- Fulad Kola Location within Iran
- Coordinates: 36°36′10″N 52°38′01″E﻿ / ﻿36.60278°N 52.63361°E
- Country: Iran
- Province: Mazandaran
- County: Babolsar
- District: Rudbast
- Rural District: Pazevar

Population (2016)
- • Total: 2,095
- Time zone: UTC+3:30 (IRST)

= Fulad Kola, Babolsar =

Village in Mazandaran province, Iran

Fulad Kola (فولادكلا) (Note: Also romanized as Fūlād Kolā; also known as Fū Kalā and Fū Kolā) is a village in Pazevar Rural District of Rudbast District in Babolsar County, Mazandaran province, Iran.
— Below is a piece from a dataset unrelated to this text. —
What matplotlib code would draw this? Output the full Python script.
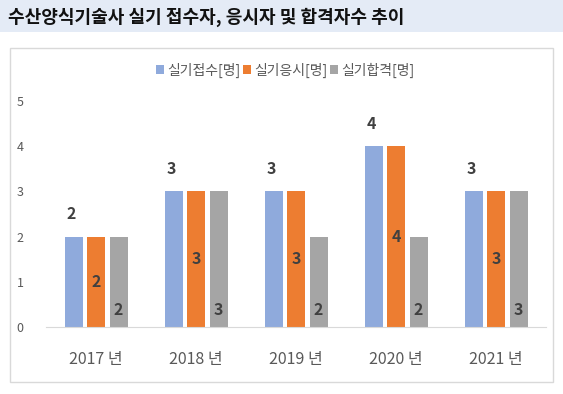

It is divided from Amirkola city by Babolrud river in east. Its nearby villages are Seyyed Mahalleh to its northwest, Sar Hammam and Aysi Kola to its northeast, Reza Kola to its north, and Rekun to its southwest.

==Demographics==
===Population===
At the time of the 2006 National Census, the village's population was 1,982 in 524 households. The following census in 2011 counted 2,129 people in 633 households. The 2016 census measured the population of the village as 2,095 people in 677 households. It was the most populous village in its rural district.